6 Reasons Shinya Aoki Is Asia's Greatest Mixed Martial Arts Grappler

With 27 submission victories that have taken him to a treasure trove of World Titles, there is no denying Shinya “Tobikan Judan” Aoki stands above all other grapplers in Asian mixed martial arts.

At times, the Japanese hero’s ground game seems almost unstoppable, and he has used it to dominate and finish some of the best athletes in the world over the past 15 years.

Ahead of his epic ONE Lightweight World Title rematch with Eduard “The Landslide” Folayang at ONE: A NEW ERA on 31 March, discover why it is more than just a few chokes that make Aoki a grappling great.

#1 Technique Over Strength


Aoki is a perfect example of how martial arts technique can overcome bigger, stronger, more athletic opponents.

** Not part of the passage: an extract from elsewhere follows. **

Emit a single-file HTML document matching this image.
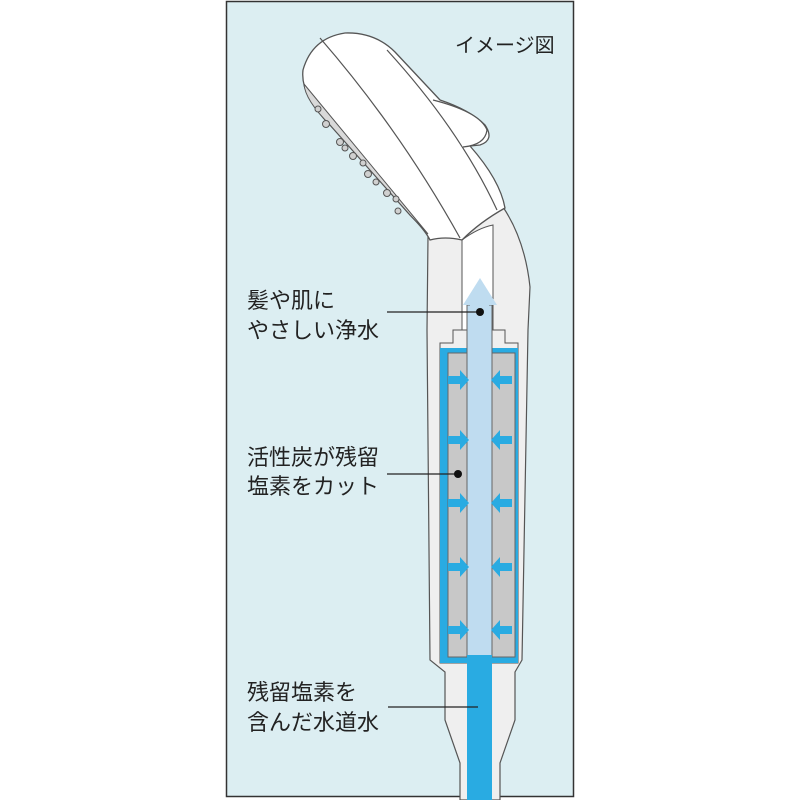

The Tokyo native is hardly a physical specimen – his lack of a chiseled physique makes him look like an average Joe to the uneducated observer.

However, even though he lacks the explosive power or fast-twitch speed of other athletes, he is rarely at a disadvantage.

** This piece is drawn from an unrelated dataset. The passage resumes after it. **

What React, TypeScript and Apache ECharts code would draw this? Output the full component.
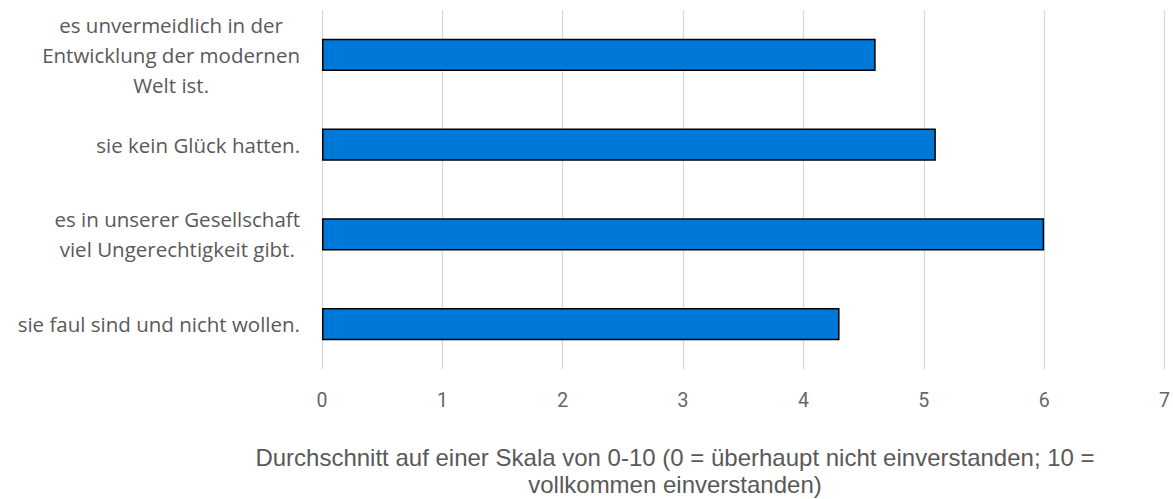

His knowledge of leverage and positioning, and his ability to do the right things at the right time, gives him the ability to negate any strength or advantage his lightweight peers may possess.

#2 Creativity And Innovation


The Evolve representative possesses near-perfect fundamentals, but he can also let loose with some of the most spectacular techniques ever seen in the ring and cage.

His nickname translates as “The Grand Master Of Flying Submissions,” and he lives up to it, with his aerial armbar and omoplata attempts that can end a contest in style, or offer a creative solution to an opponent with stubborn takedown defense.

Once he has his rivals on the mat, he can draw on a long list of tricky techniques. He was one of the first men to ever pull off a gogoplata in high-level competition, and he went on to do it twice. Aoki also has an array of leg locks that have authored the downfall of some of his most elite and well-drilled rivals.

#3 Master Of Two Disciplines


The 35-year-old has put years of practice into studying Brazilian Jiu-Jitsu and judo to become a black belt in both disciplines.

As a master of two different modern martial arts, he has a near-limitless range of skills and techniques to draw upon in the cage.

Whether he in the clinch, engaging from distance, passing guard, or looking for a finish, Aoki always seems to have a way to solve a problem.

#4 Clinical at Closing The Show


If the former ONE Lightweight World Champion gets a sniff that he can finish a match, it is likely to be all over in short order.

He has an amazing ability to shut down an opponent’s offense and give them no chance to recover as he works towards a stoppage.

He may take some time to pull the trigger, or he might do it in no time – like with his 57-second choke of Ev “E.T.” Ting last October, or his 92-second heel hook of Eddie Alvarez back in 2009.

He can also pull a win out of his hat late when the pressure is on – like when he armbarred Joachim Hansen to win the DREAM World Title with just four seconds remaining.

#5 Submissions And Strikes

Like any good mixed martial artist, Aoki does not rely on just his submission skills on the ground to get his hand raised.

Though he is never likely to bother the stars of ONE Super Series with his stand-up skills, he has developed a supremely efficient set of ground and pound skills, which he can use because of his magnificent grappling.

His takedown ability and guard passing acumen get him into position to finish, and his supreme top control ensures his opponents have no escape from the barrage that comes their way.

That was never more evident than when he became the first man to finish Shannon “OneShin” Wiratchai last July. “Tobikan Judan” unloaded with punches and elbows to score a TKO.

#6 Gold Collector


All of Aoki’s abilities would be worth little in the professional world of mixed martial arts if he did not achieve anything, but “Tobikan Judan” is one of the most accomplished athletes in the sport’s history.

Few can match his total of 42 wins, including an incredible 30 via stoppage, as well as the standard of athlete he has beaten over a decade and a half.

He is also one of the most decorated men in the game, thanks to his DREAM Lightweight Championship, WAMMA Lightweight Championship, Shooto Welterweight Championship, and One Lightweight World Championship, which he defended twice.

A victory against Folayang on 31 March in Tokyo’s Ryogoku Kokugikan will allow him to add to his trophy cabinet as he begins a second reign in the Home Of Martial Arts.